25. As regards the issue of interest that the rate of interest of 9%
per annum awarded by the learned Tribunal is on the lower side and
the same should be enhanced to 18% per annum, it needs to be borne
in mind that interest is compensation for forbearance or detention of
money, and is awarded to a party for being deprived of the money
which ought to have been paid to it. Courts have awarded interest as
deemed just and fair keeping in view a number of factors including
economic conditions, inflationary trends, the policy laid down by the
Reserve Bank of India from time to time and the conduct of the
parties to the litigation. In the instant case, the Tribunal has awarded
interest at the rate of 9% per annum and I see no reason to interfere
with the aforesaid rate of interest. Accordingly, the grant of interest
at the rate of 9% per annum on the award amount from the date of
filing of the petition, that is, 15.01.1990 till realisation is affirmed.
On the enhanced amount, however, interest shall be paid at the rate of
7.5% per annum for the aforesaid period.
26. In view of the aforesaid, the total compensation is enhanced
from ` 2,43,184/- to ` 4,30,000/- (inclusive of the interim award)
with interest at the rate of 7.5% per annum on the enhanced amount
from the date of the filing of the petition till the date of payment.

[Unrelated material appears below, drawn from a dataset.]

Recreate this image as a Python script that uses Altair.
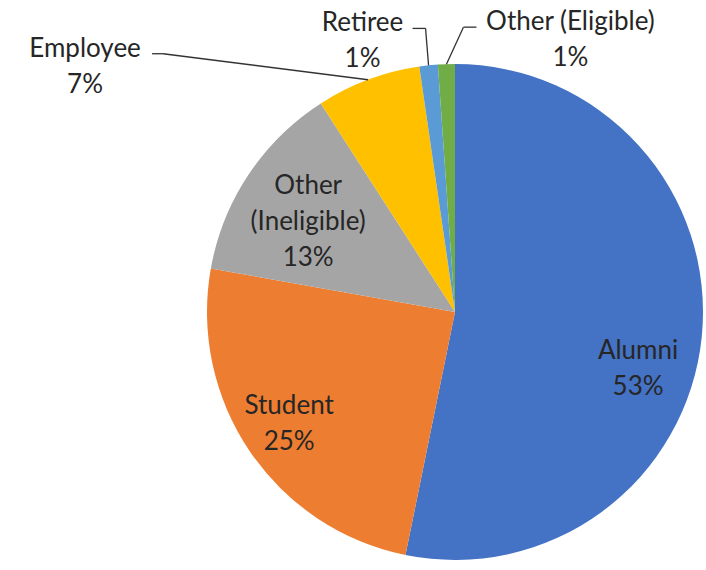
import altair as alt
import pandas as pd

# ---- data ----
CATEGORIES = ["Alumni", "Student", "Other (Ineligible)", "Employee", "Retiree", "Other (Eligible)"]
SHARES = [53.2, 24.6, 13.1, 6.8, 1.2, 1.1]
COLORS = ["#4472C4", "#ED7D31", "#A5A5A5", "#FFC000", "#5B9BD5", "#70AD47"]

df = pd.DataFrame({"category": CATEGORIES, "value": SHARES, "ord": list(range(len(CATEGORIES)))})

# ---- layout / style ----
CX, CY, R = 455, 312, 248
R_IN = 186
FONT = "Lato"
FS = 26
LH = 36
TXT = "#262626"
LINE = "#333333"

W, H = 706, 570

base = (
    alt.Chart(df)
    .transform_joinaggregate(total="sum(value)")
    .transform_window(cum="sum(value)", sort=[alt.SortField("ord", order="ascending")])
    .transform_calculate(
        mid="2*PI*(datum.cum - datum.value/2)/datum.total",
        pct="format(datum.value/datum.total, '.0%')",
    )
)

pie = alt.Chart(df).mark_arc(radius=R).encode(
    theta=alt.Theta("value:Q", stack=True),
    color=alt.Color("category:N", scale=alt.Scale(domain=CATEGORIES, range=COLORS), legend=None),
    order=alt.Order("ord:Q"),
    x=alt.value(CX),
    y=alt.value(CY),
)

XN = dict(scale=None, axis=None)


def label(cat, r, dx, dy, split=False):
    name = "replace(datum.category, ' (', '\\n(')" if split else "datum.category"
    nlines = 3 if split else 2
    return (
        base.transform_filter(alt.datum.category == cat)
        .transform_calculate(
            tx=f"{CX} + {r}*sin(datum.mid)",
            ty=f"{CY} - {r}*cos(datum.mid)",
            txt=f"{name} + '\\n' + datum.pct",
        )
        .mark_text(font=FONT, fontSize=FS, color=TXT, lineBreak="\n", lineHeight=LH,
                   align="center", baseline="middle", dx=dx,
                   dy=dy - (nlines - 1) * LH / 2)
        .encode(x=alt.X("tx:Q", **XN), y=alt.Y("ty:Q", **XN), text="txt:N")
    )


def leader(cat, elbow, end):
    layers = []
    pts = [(0, 0), elbow, end]
    for (ax, ay), (bx, by) in zip(pts[:-1], pts[1:]):
        layers.append(
            base.transform_filter(alt.datum.category == cat)
            .transform_calculate(
                x1=f"{CX} + {R}*sin(datum.mid) + {ax}",
                y1=f"{CY} - {R}*cos(datum.mid) + {ay}",
                x2=f"{CX} + {R}*sin(datum.mid) + {bx}",
                y2=f"{CY} - {R}*cos(datum.mid) + {by}",
            )
            .mark_rule(color=LINE, strokeWidth=1.3)
            .encode(x=alt.X("x1:Q", **XN), y=alt.Y("y1:Q", **XN), x2="x2:Q", y2="y2:Q")
        )
    return layers


layers = [pie]
layers.append(label("Alumni", R_IN, -2, 38))
layers.append(label("Student", R_IN, -12, 7))
layers.append(label("Other (Ineligible)", R_IN, 8, 13, split=True))
layers.append(label("Employee", R, -283, -13))
layers.append(label("Retiree", R, -66, -24))
layers.append(label("Other (Eligible)", R, 124, -24))
layers += leader("Employee", (-205, -26), (-216, -26))
layers += leader("Retiree", (-3, -37), (-16, -37))
layers += leader("Other (Eligible)", (17, -37), (30, -37))

chart = (
    alt.layer(*layers)
    .properties(width=W, height=H, padding=0, autosize=alt.AutoSizeParams(type="none"))
    .configure_view(stroke=None)
)

chart.save("out.html", embed_options={"renderer": "svg", "actions": False})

Interest at the rate of 9% per annum as awarded by the Tribunal shall
be paid on the original award amount for the aforesaid period. The
entire amount of compensation shall be paid to the appellants by the
Insurance Company within 30 days of the date of the passing of this
order.
27. As regards the apportionment of the award amount, 50% of the
award amount shall enure to the benefit of the appellant No.1, the
widow of the deceased, while the remaining 50% shall be equally
disbursed to the appellants No.3 and 4. Since the accident took place
way back in the year 1989, the entire award amount payable to all the
appellants shall be released to them.
28. The appeal is allowed in the above terms.